Seems like the following same thing-"major banks pulling back"- has been said since after the great recession of 2009ish.
From Fintech Nexus:
CEO Corbett: “One of the reasons behind the opportunity to move into small business lending is the major banks pulling back.”
Empty seaports and other haunting synecdoches (downward-sloping GDP charts, and so on) suggest the specter of trade wars are beginning to batter American commerce. How does this affect the lenders underwriting and bolstering trade?
According to Aidan Corbett, CEO of Ireland-based capital platform Wayflyer, most e-commerce companies saw the writing on the wall during the first tariff-happy Trump administration. Having diversified the markets in which they operate, e-commerce players are more hampered by downticks in consumer sentiment and spending than they are affected by protectionism per se.
In the midst of this volatility, Wayflyer announced yesterday that it’s deployed more than $5 billion to over 5,000 small businesses worldwide. In a conversation covering growth and diversification strategies, bear-market implications, and the unique needs of embedded lending, Corbett tells Fintech Nexus about debt-related opportunities in the coming years — partially caused by the retreat of bracket bulge banks from SMB lending.
You’re currently moving beyond e-commerce into new verticals. What’s the logic behind that expansion?
I think one of the reasons behind the opportunity to move into small business lending is the major banks pulling back. That’s something that we didn’t actually see coming as aggressively as it happened, both in the US and the UK. When we launched Wayflyer back in 2020 our view was, We’re staying in e-commerce, we’re building connectors to datasets like Shopify [NSDQ: SHOP] and Facebook [NSDQ: META] so we can pull in vertical-specific data that a bank is never going to do. Now, what you’re seeing across the board is that banks are actually not that interested in lending to small businesses at all compared to what they would have done historically. That’s for a number of different reasons. Some of them are regulatory, whereby they’re looking to see if they can actually lend to less risky assets, or what the regulators perceive to be less risky assets, and some of it is just more general: Is it actually worth the hassle for them to go and lend to small businesses?

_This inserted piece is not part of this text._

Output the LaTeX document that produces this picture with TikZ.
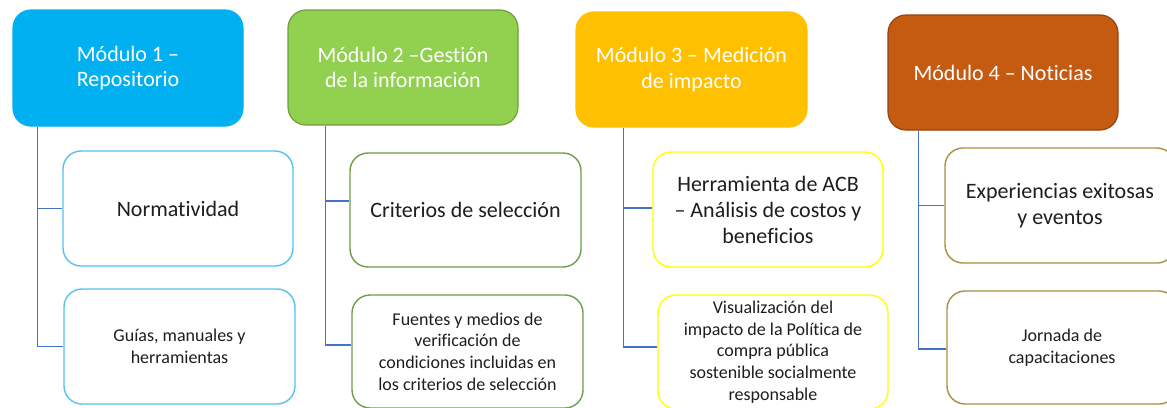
\documentclass[tikz,border=0pt]{standalone}
\usepackage{fontspec}
\setmainfont{Carlito}[Ligatures=NoCommon]
\definecolor{mone}{HTML}{00B0F0}
\definecolor{mtwo}{HTML}{92D050}
\definecolor{mtwoB}{HTML}{6E9E3E}
\definecolor{mthree}{HTML}{FFC000}
\definecolor{mfour}{HTML}{C55A11}
\definecolor{mfourB}{HTML}{96440E}
\definecolor{cone}{HTML}{56C2F0}
\definecolor{ctwo}{HTML}{6E9E48}
\definecolor{cthree}{HTML}{FFFF00}
\definecolor{cfour}{HTML}{A89040}
\definecolor{conn}{HTML}{4472C4}
\definecolor{txt}{HTML}{1E1E1E}
\tikzset{
  hdr/.style={rounded corners=18pt, minimum width=230pt, minimum height=116pt,
    line width=1.2pt, text=white, align=center, inner sep=4pt,
    font=\fontsize{22pt}{25.5pt}\selectfont},
  child/.style={rounded corners=18pt, minimum width=230pt, minimum height=115pt,
    line width=1.4pt, fill=white, text=txt, align=center, inner sep=4pt},
  big/.style={font=\fontsize{22pt}{26pt}\selectfont},
  small/.style={font=\fontsize{18pt}{21.7pt}\selectfont},
  cline/.style={draw=conn, line width=1.3pt}
}
\begin{document}
\begin{tikzpicture}[x=1pt,y=-1pt]
\useasboundingbox (0,0) rectangle (1167,407);
\clip (0,0) rectangle (1167,407);
% headers
\node[hdr, fill=mone, draw=mone] (M1) at (128,68) {Módulo 1 –\\Repositorio};
\node[hdr, fill=mtwo, draw=mtwoB, minimum height=115pt] (M2) at (403,67.5) {Módulo 2 –Gestión\\de la información};
\node[hdr, fill=mthree, draw=mthree, minimum width=231pt, minimum height=115pt] (M3) at (691.5,69.5) {Módulo 3 – Medición\\de impacto};
\node[hdr, fill=mfour, draw=mfourB, minimum height=115pt] (M4) at (1003,72.5) {Módulo 4 – Noticias};
% children
\node[child, big, draw=cone] (A1) at (178,208.5) {Normatividad};
\node[child, small, draw=cone, minimum width=231pt] (A2) at (179.5,346.5) {Guías, manuales y\\herramientas};
\node[child, big, draw=ctwo, minimum width=231pt, minimum height=114pt] (B1) at (465.5,210) {Criterios de selección};
\node[child, small, draw=ctwo, minimum width=231pt, minimum height=113pt] (B2) at (467.5,351.5) {Fuentes y medios de\\verificación de\\condiciones incluidas en\\los criterios de selección};
\node[child, big, draw=cthree] (C1) at (768,209.5) {Herramienta de ACB\\– Análisis de costos y\\beneficios};
\node[child, small, draw=cthree, minimum height=114pt] (C2) at (773,352) {Visualización del\\impacto de la Política de\\compra pública\\sostenible socialmente\\responsable};
\node[child, big, draw=cfour] (D1) at (1060,205.5) {Experiencias exitosas\\y eventos};
\node[child, small, draw=cfour, minimum height=113pt] (D2) at (1062,347.5) {Jornada de\\capacitaciones};
% connector anchor points
\coordinate (m1) at ([xshift=25pt]M1.south west);
\coordinate (m2) at ([xshift=38pt]M2.south west);
\coordinate (m3) at ([xshift=48pt]M3.south west);
\coordinate (m4) at ([xshift=31pt]M4.south west);
\coordinate (a1) at (A1.west);
\coordinate (a2) at (A2.west);
\coordinate (b1) at ([yshift=9pt]B1.west);
\coordinate (b2) at ([yshift=6.5pt]B2.west);
\coordinate (c1) at ([yshift=1.5pt]C1.west);
\coordinate (c2) at ([yshift=5pt]C2.west);
\coordinate (d1) at (D1.west);
\coordinate (d2) at ([yshift=-1.5pt]D2.west);
% connectors
\draw[cline] (m1) |- (a2);
\draw[cline] (m1 |- a1) -- (a1);
\draw[cline] (m2) |- (b2);
\draw[cline] (m2 |- b1) -- (b1);
\draw[cline] (m3) |- (c2);
\draw[cline] (m3 |- c1) -- (c1);
\draw[cline] (m4) |- (d2);
\draw[cline] (m4 |- d1) -- (d1);
\end{tikzpicture}
\end{document}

So one interesting data point would be Chase [NYSE: JPM]. I think in Q1 last year, they originated about $1.2 billion in small business loans. Square did about $1.3 billion, Wayflyer about $400 million. I don’t think we should be within two orders of magnitude of Chase, but that’s the nature of what’s happening in small business lending. Now you have companies like ourselves and Square attacking very specific verticals, and suddenly the volumes are actually beginning to appear on par with some of the larger banks. And I think JPMorgan Chase is probably a lot bigger than Wells Fargo [NYSE: WFC] or Bank of America [NYSE: BAC] or Citi [NYSE: C]. The whole way in which small businesses are actually being funded is going to have to change, because the larger banks are not really interested until a company needs $20 million plus.
You work with JPMorgan, is that correct?
Well, they fund us. The interesting thing is, of the $400 million we deploy, they probably gave us over half that. It’s easier for them to give us lots of money, and we deploy it, and they submit their return, rather than pursuing those companies individually.
Are they doing that in different spaces too? Because obviously e-commerce isn’t the full “small business” umbrella.
They’ll do it in other places as well. And all of the banks will. If you think about our business model, if I were to advance you $100,000 tomorrow for your e-commerce business, it would be one of the bulge bracket banks in their structured finance function that will give us between 80 and 85 percent of the money. We will have a mezzanine structure that will take on the next 10 to 15 percent, and then Wayflyer or a Wayflyer equivalent will commit between five and 10 percent. So you will always have a structured finance bank contributing the majority of your money today in the form of a warehouse or in the form of a securitization that they would structure. The mezzanine funding typically comes from smaller credit funds that require a higher rate of return, and they’re taking more risk as a result.
How are you reacting to that market gap, or that retreat by banks, from small business?
So we started off in e-commerce, and if you look at our business today, we’ve also now expanded into wholesale. So if you’re selling physical goods into Walmart, Kroger, Target, we’ll also finance those businesses, and that’s probably 10% of our book, up from 0% about a year and a half ago, and it’s growing faster than our current book. So we’ll look to add additional verticals over time, but we’re going to go vertical by vertical, because we think there’s a huge advantage in having a specific team focus on a specific vertical, because you understand the nuances, and you understand the type of product that will suit them.
So for example, our merchant cash advance product that’s very suited for e-commerce would not be suited for a restaurant or a barber shop. They would need a totally different structure, a totally different quantum of money, a different repayment frequency. So you have to tailor the product to the vertical, and when you do that, then you’re much more likely to serve the customer with a better offer and to deploy more as well.